= Overcharging (law) =

Overcharging, in law, refers to a prosecutorial practice that involves "tacking on" additional charges that the prosecutor knows cannot be proven. It is used to put the prosecutor in a better plea bargaining position. The term has been defined in different ways. Alschuler writes that "to prosecutors, overcharging is accusing the defendant of a crime of which he is clearly innocent to induce a plea to the 'proper' crime. Defense counsel identify two types of overcharging. 'Horizontal' overcharging is the unreasonable multiplying of accusations against a single defendant. He may be either charged with a separate offense for every technical criminal transaction in which he participated, or the prosecutor may fragment a single criminal transaction into numerous component offenses. 'Vertical' overcharging is charging a single offense at a higher level than the circumstances of the case seem to warrant." Vertical overcharging is deemed to be the more abusive of the two practices. In defense of overcharging, it has been argued that in order to obtain a plea bargain that results in a lower sentence than the prosecutor's original position, while still obtaining a penalty that promotes public safety, the prosecutor must select an initial charge higher than is penologically appropriate.

Although theoretically overcharging is impermissible, courts are reluctant to dismiss charges that are supported by probable cause.

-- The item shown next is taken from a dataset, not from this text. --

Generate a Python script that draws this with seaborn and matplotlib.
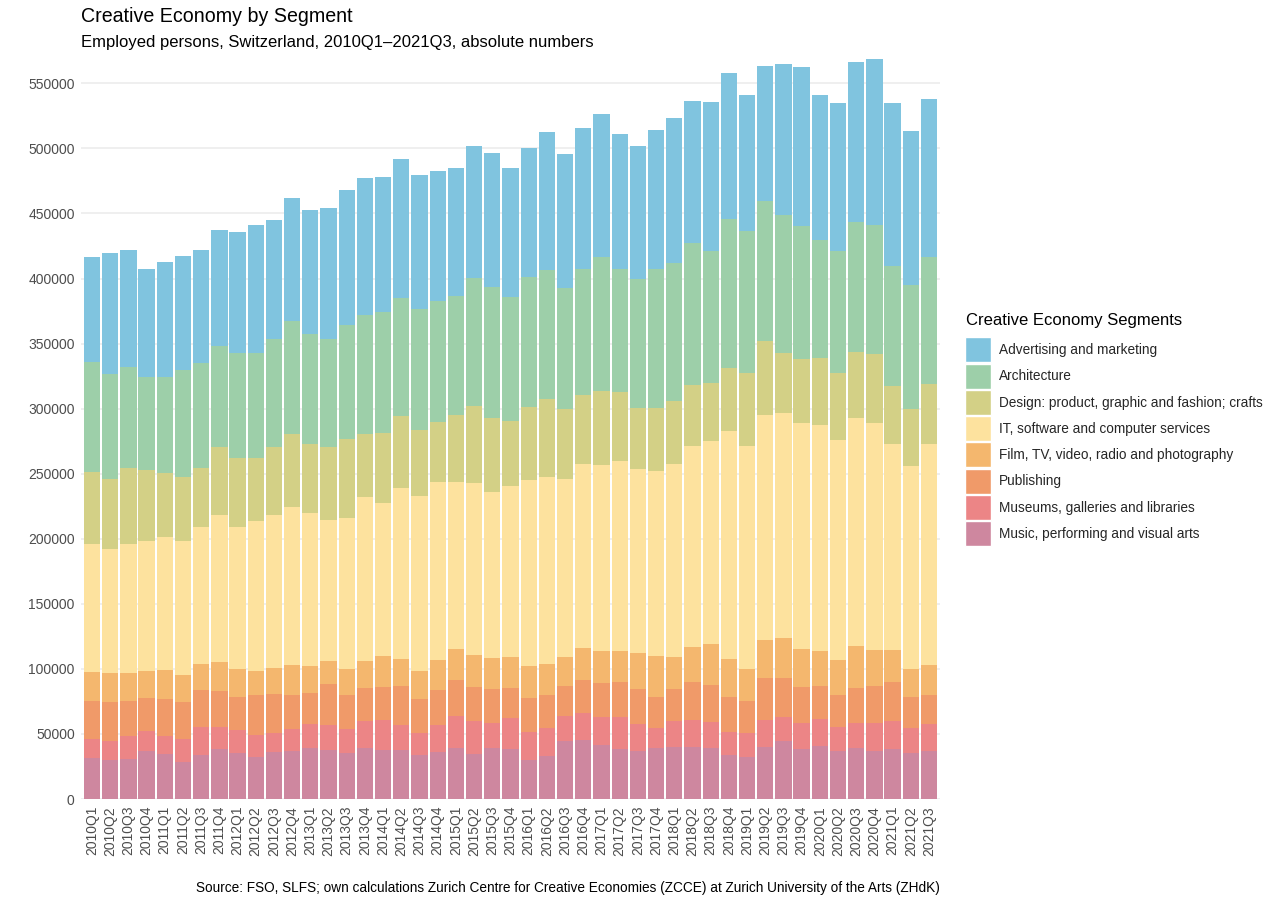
import matplotlib
matplotlib.use('Agg')
import matplotlib.pyplot as plt
from matplotlib.patches import Patch
import numpy as np
import seaborn as sns

# quarters 2010Q1 .. 2021Q3
quarters = [f"{y}Q{q}" for y in range(2010, 2022) for q in range(1, 5)][:47]

# employed persons per segment, in thousands
music = [31.8, 29.7, 30.5, 36.7, 34.9, 28.7, 34.1, 38.5, 35.6, 32.6, 36.4, 36.9, 39.0, 37.4, 35.4, 39.0,
         37.7, 37.7, 33.8, 36.4, 39.0, 34.9, 39.0, 38.5, 30.2, 33.3, 44.9, 45.4, 41.5, 38.5, 37.2, 39.0,
         40.3, 39.7, 39.5, 33.8, 32.3, 40.0, 44.6, 38.5, 41.0, 37.2, 39.2, 37.2, 38.7, 35.6, 37.2]
museums = [14.6, 14.9, 17.9, 15.3, 13.5, 17.4, 21.3, 17.1, 17.2, 16.6, 14.4, 17.2, 18.7, 19.8, 18.4, 21.0,
           23.1, 19.0, 16.7, 20.5, 25.1, 24.8, 19.7, 23.5, 21.1, 21.5, 19.2, 21.0, 21.8, 24.6, 20.5, 15.6,
           19.9, 20.8, 19.7, 17.5, 18.2, 20.8, 18.7, 20.2, 20.3, 18.2, 19.5, 21.5, 21.5, 19.0, 20.7]
publishing = [29.0, 29.7, 27.0, 25.9, 28.5, 28.7, 28.7, 27.5, 25.9, 30.8, 30.2, 25.6, 23.8, 31.0, 25.9, 25.4,
              25.3, 30.5, 26.4, 27.2, 27.4, 26.4, 26.1, 23.6, 26.6, 25.2, 22.5, 25.1, 25.6, 26.9, 27.1, 23.6,
              24.4, 29.5, 28.5, 27.4, 24.9, 32.0, 29.5, 27.4, 25.6, 24.8, 26.9, 28.2, 29.8, 23.6, 22.1]
film = [22.0, 22.3, 21.2, 20.5, 22.3, 20.6, 19.7, 22.0, 21.0, 18.4, 19.7, 23.3, 20.5, 18.2, 20.0, 21.0,
        23.6, 20.5, 21.5, 23.0, 24.1, 24.9, 23.6, 23.4, 24.6, 24.0, 22.4, 24.6, 24.7, 23.6, 27.7, 31.5,
        24.4, 26.9, 31.8, 29.2, 24.3, 29.2, 31.0, 29.5, 26.7, 26.7, 32.3, 27.5, 24.4, 21.8, 23.0]
it = [98.9, 95.7, 99.2, 99.7, 102.0, 102.7, 105.4, 113.3, 109.0, 114.9, 117.7, 121.5, 117.9, 108.4, 116.6, 125.8,
      117.9, 131.7, 134.6, 136.4, 127.9, 132.0, 127.7, 131.2, 142.8, 143.4, 136.8, 141.5, 143.0, 146.1, 141.0, 142.5,
      148.1, 154.6, 155.3, 174.8, 171.8, 172.8, 172.5, 173.0, 173.8, 168.9, 175.3, 174.7, 158.6, 155.8, 169.5]
design = [54.9, 53.3, 58.7, 54.9, 49.5, 49.0, 45.3, 52.5, 53.5, 48.9, 52.3, 55.7, 53.3, 55.4, 60.5, 48.7,
          53.9, 54.6, 50.5, 45.9, 51.5, 59.2, 56.9, 50.2, 56.1, 60.4, 53.6, 52.6, 57.2, 53.0, 46.9, 48.2,
          49.0, 46.9, 45.1, 48.5, 55.8, 56.9, 46.2, 49.5, 51.2, 51.8, 50.5, 53.1, 44.6, 44.0, 46.6]
architecture = [84.6, 81.0, 77.2, 71.0, 73.3, 82.3, 80.5, 76.9, 80.3, 80.8, 83.0, 87.1, 83.9, 83.5, 87.7, 91.0,
                92.5, 91.3, 92.8, 93.1, 91.8, 97.9, 100.5, 95.6, 99.8, 99.0, 93.0, 97.1, 102.7, 94.9, 99.2, 107.2,
                106.1, 109.2, 101.2, 114.3, 109.0, 107.7, 106.1, 102.5, 91.0, 93.3, 100.0, 98.7, 91.8, 95.0, 97.7]
advertising = [81.0, 93.3, 90.0, 83.3, 88.4, 87.7, 86.7, 89.5, 93.5, 97.9, 91.0, 94.4, 95.6, 100.3, 103.3, 105.1,
               104.1, 106.3, 103.3, 99.9, 98.4, 101.5, 103.0, 98.7, 99.2, 105.9, 103.6, 108.2, 110.0, 103.8, 102.3, 106.6,
               111.2, 108.9, 114.6, 112.6, 104.8, 104.0, 116.1, 122.3, 111.8, 114.3, 123.1, 128.1, 125.8, 118.9, 121.0]

segments = ["Advertising and marketing", "Architecture", "Design: product, graphic and fashion; crafts",
            "IT, software and computer services", "Film, TV, video, radio and photography", "Publishing",
            "Museums, galleries and libraries", "Music, performing and visual arts"]
colors = ["#80C4DF", "#9DCFA9", "#D3D086", "#FDE29E", "#F4B76E", "#F09A69", "#EC8586", "#CE879F"]

sns.set_theme(style="white")
plt.rcParams['font.family'] = ['Liberation Sans', 'DejaVu Sans']

# bottom -> top order, in persons
layers = [music, museums, publishing, film, it, design, architecture, advertising]
cum = np.cumsum(np.array(layers) * 1000, axis=0)

fig = plt.figure(figsize=(12.79, 9.05), dpi=100)
ax = fig.add_axes([81 / 1279, 1 - 799 / 905, (940 - 81) / 1279, (799 - 58) / 905])

# draw tallest cumulative first so lower segments paint over it
for k in range(len(layers) - 1, -1, -1):
    sns.barplot(x=quarters, y=cum[k], color=colors[len(layers) - 1 - k], saturation=1,
                width=0.9, linewidth=0, ax=ax, zorder=2)

ax.set_xlim(-0.6, 46.6)
ax.set_ylim(0, 569500)
ax.set_yticks(np.arange(0, 550001, 50000))
ax.set_yticklabels([str(v) for v in range(0, 550001, 50000)])
ax.yaxis.grid(True, color='#EBEBEB', linewidth=1.1, zorder=0)
ax.xaxis.grid(False)
ax.set_axisbelow(True)
for s in ax.spines.values():
    s.set_visible(False)
ax.tick_params(axis='both', length=0, labelsize=10, colors='#4D4D4D')
ax.tick_params(axis='x', rotation=90, pad=5)
ax.tick_params(axis='y', pad=4.5)
ax.set_xlabel('')
ax.set_ylabel('')

fig.text(81 / 1279, 1 - 16 / 905, "Creative Economy by Segment", fontsize=14.1, color='black', va='center')
fig.text(81 / 1279, 1 - 42 / 905, "Employed persons, Switzerland, 2010Q1\u20132021Q3, absolute numbers",
         fontsize=12, color='black', va='center')
fig.text(940 / 1279, 1 - 888 / 905,
         "Source: FSO, SLFS; own calculations Zurich Centre for Creative Economies (ZCCE) at Zurich University of the Arts (ZHdK)",
         fontsize=9.8, color='black', ha='right', va='center')

# legend title as separate text to control its gap to the keys
fig.text(966 / 1279, 1 - 321 / 905, "Creative Economy Segments", fontsize=12, color='black', va='center')
handles = [Patch(facecolor=c, edgecolor='white', linewidth=1.0) for c in colors]
fig.legend(handles, segments, loc='upper left',
           bbox_to_anchor=(960 / 1279, 1 - 332 / 905), frameon=False, fontsize=9.8,
           handlelength=1.85, handleheight=2.45, labelspacing=0.09,
           handletextpad=0.6, borderaxespad=0)

fig.savefig("out.png", dpi=100)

American Bar Association guidelines discourage overcharging, but do not prohibit it. It has been said that rules aimed at combating prosecutorial vindictiveness that force prosecutors to justify any distinct indictments brought subsequent to an initial charge raise the possibility of overcharging. It has been argued that restrictions on the current practice of plea bargaining would most likely result in a reduction in overcharging by the prosecutor.